**Exercise directions**
Give every line again exactly as it appears, please, but not the pictures.

-- -- --

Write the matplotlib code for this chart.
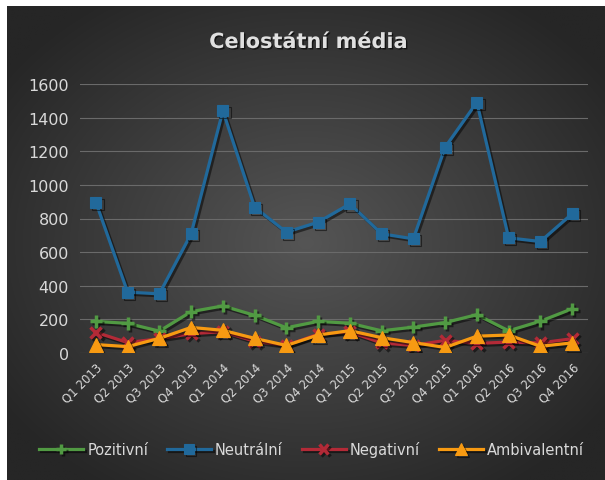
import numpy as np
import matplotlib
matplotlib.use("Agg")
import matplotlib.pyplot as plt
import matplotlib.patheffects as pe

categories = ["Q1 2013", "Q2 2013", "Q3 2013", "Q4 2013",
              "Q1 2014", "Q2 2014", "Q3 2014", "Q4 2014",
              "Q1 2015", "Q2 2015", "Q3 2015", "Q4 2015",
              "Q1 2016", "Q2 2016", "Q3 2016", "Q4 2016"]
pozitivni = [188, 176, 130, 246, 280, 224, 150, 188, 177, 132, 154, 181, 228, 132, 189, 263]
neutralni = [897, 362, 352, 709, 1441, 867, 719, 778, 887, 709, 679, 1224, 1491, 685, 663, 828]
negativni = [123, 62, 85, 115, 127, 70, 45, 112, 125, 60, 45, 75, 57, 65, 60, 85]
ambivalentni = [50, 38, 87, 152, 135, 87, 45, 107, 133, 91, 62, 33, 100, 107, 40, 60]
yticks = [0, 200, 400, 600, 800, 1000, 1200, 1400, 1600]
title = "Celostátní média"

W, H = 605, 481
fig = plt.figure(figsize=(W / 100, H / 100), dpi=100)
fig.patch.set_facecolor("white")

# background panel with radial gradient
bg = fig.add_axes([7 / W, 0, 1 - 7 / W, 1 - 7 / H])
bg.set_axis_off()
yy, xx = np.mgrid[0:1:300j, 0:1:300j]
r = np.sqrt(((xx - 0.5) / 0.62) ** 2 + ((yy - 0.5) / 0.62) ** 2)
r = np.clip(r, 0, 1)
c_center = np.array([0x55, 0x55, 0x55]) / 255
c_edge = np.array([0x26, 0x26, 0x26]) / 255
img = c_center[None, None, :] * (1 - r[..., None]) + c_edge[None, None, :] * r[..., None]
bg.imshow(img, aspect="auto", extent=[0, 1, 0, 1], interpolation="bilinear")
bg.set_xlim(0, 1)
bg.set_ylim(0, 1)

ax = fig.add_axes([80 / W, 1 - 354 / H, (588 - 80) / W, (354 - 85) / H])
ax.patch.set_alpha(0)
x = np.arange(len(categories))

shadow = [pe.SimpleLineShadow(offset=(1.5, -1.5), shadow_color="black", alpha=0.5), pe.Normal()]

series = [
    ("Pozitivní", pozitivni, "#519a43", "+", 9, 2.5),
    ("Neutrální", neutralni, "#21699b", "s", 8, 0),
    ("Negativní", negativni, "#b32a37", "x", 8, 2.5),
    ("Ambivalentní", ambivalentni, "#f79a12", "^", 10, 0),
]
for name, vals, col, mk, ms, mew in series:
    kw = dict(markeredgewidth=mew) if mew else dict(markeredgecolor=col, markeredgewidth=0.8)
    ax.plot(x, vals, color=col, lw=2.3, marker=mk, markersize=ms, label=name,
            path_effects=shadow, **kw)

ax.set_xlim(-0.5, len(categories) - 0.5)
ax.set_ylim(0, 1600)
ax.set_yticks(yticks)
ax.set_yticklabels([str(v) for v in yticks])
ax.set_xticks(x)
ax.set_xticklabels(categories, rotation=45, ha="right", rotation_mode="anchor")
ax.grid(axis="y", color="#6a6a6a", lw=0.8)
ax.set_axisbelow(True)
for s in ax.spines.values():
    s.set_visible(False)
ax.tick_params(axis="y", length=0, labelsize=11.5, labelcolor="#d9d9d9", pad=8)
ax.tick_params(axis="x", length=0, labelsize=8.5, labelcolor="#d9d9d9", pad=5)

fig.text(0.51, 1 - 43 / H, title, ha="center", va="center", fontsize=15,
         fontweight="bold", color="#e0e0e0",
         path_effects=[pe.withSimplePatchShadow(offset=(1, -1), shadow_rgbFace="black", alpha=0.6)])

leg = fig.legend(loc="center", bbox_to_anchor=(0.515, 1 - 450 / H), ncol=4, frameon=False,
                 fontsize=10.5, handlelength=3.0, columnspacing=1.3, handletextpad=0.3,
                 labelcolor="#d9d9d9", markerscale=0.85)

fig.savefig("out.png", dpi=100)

-- -- --

**Solved exercise**
Write the matplotlib code for this chart.
import numpy as np
import matplotlib
matplotlib.use("Agg")
import matplotlib.pyplot as plt
import matplotlib.patheffects as pe

categories = ["Q1 2013", "Q2 2013", "Q3 2013", "Q4 2013",
              "Q1 2014", "Q2 2014", "Q3 2014", "Q4 2014",
              "Q1 2015", "Q2 2015", "Q3 2015", "Q4 2015",
              "Q1 2016", "Q2 2016", "Q3 2016", "Q4 2016"]
pozitivni = [188, 176, 130, 246, 280, 224, 150, 188, 177, 132, 154, 181, 228, 132, 189, 263]
neutralni = [897, 362, 352, 709, 1441, 867, 719, 778, 887, 709, 679, 1224, 1491, 685, 663, 828]
negativni = [123, 62, 85, 115, 127, 70, 45, 112, 125, 60, 45, 75, 57, 65, 60, 85]
ambivalentni = [50, 38, 87, 152, 135, 87, 45, 107, 133, 91, 62, 33, 100, 107, 40, 60]
yticks = [0, 200, 400, 600, 800, 1000, 1200, 1400, 1600]
title = "Celostátní média"

W, H = 605, 481
fig = plt.figure(figsize=(W / 100, H / 100), dpi=100)
fig.patch.set_facecolor("white")

# background panel with radial gradient
bg = fig.add_axes([7 / W, 0, 1 - 7 / W, 1 - 7 / H])
bg.set_axis_off()
yy, xx = np.mgrid[0:1:300j, 0:1:300j]
r = np.sqrt(((xx - 0.5) / 0.62) ** 2 + ((yy - 0.5) / 0.62) ** 2)
r = np.clip(r, 0, 1)
c_center = np.array([0x55, 0x55, 0x55]) / 255
c_edge = np.array([0x26, 0x26, 0x26]) / 255
img = c_center[None, None, :] * (1 - r[..., None]) + c_edge[None, None, :] * r[..., None]
bg.imshow(img, aspect="auto", extent=[0, 1, 0, 1], interpolation="bilinear")
bg.set_xlim(0, 1)
bg.set_ylim(0, 1)

ax = fig.add_axes([80 / W, 1 - 354 / H, (588 - 80) / W, (354 - 85) / H])
ax.patch.set_alpha(0)
x = np.arange(len(categories))

shadow = [pe.SimpleLineShadow(offset=(1.5, -1.5), shadow_color="black", alpha=0.5), pe.Normal()]

series = [
    ("Pozitivní", pozitivni, "#519a43", "+", 9, 2.5),
    ("Neutrální", neutralni, "#21699b", "s", 8, 0),
    ("Negativní", negativni, "#b32a37", "x", 8, 2.5),
    ("Ambivalentní", ambivalentni, "#f79a12", "^", 10, 0),
]
for name, vals, col, mk, ms, mew in series:
    kw = dict(markeredgewidth=mew) if mew else dict(markeredgecolor=col, markeredgewidth=0.8)
    ax.plot(x, vals, color=col, lw=2.3, marker=mk, markersize=ms, label=name,
            path_effects=shadow, **kw)

ax.set_xlim(-0.5, len(categories) - 0.5)
ax.set_ylim(0, 1600)
ax.set_yticks(yticks)
ax.set_yticklabels([str(v) for v in yticks])
ax.set_xticks(x)
ax.set_xticklabels(categories, rotation=45, ha="right", rotation_mode="anchor")
ax.grid(axis="y", color="#6a6a6a", lw=0.8)
ax.set_axisbelow(True)
for s in ax.spines.values():
    s.set_visible(False)
ax.tick_params(axis="y", length=0, labelsize=11.5, labelcolor="#d9d9d9", pad=8)
ax.tick_params(axis="x", length=0, labelsize=8.5, labelcolor="#d9d9d9", pad=5)

fig.text(0.51, 1 - 43 / H, title, ha="center", va="center", fontsize=15,
         fontweight="bold", color="#e0e0e0",
         path_effects=[pe.withSimplePatchShadow(offset=(1, -1), shadow_rgbFace="black", alpha=0.6)])

leg = fig.legend(loc="center", bbox_to_anchor=(0.515, 1 - 450 / H), ncol=4, frameon=False,
                 fontsize=10.5, handlelength=3.0, columnspacing=1.3, handletextpad=0.3,
                 labelcolor="#d9d9d9", markerscale=0.85)

fig.savefig("out.png", dpi=100)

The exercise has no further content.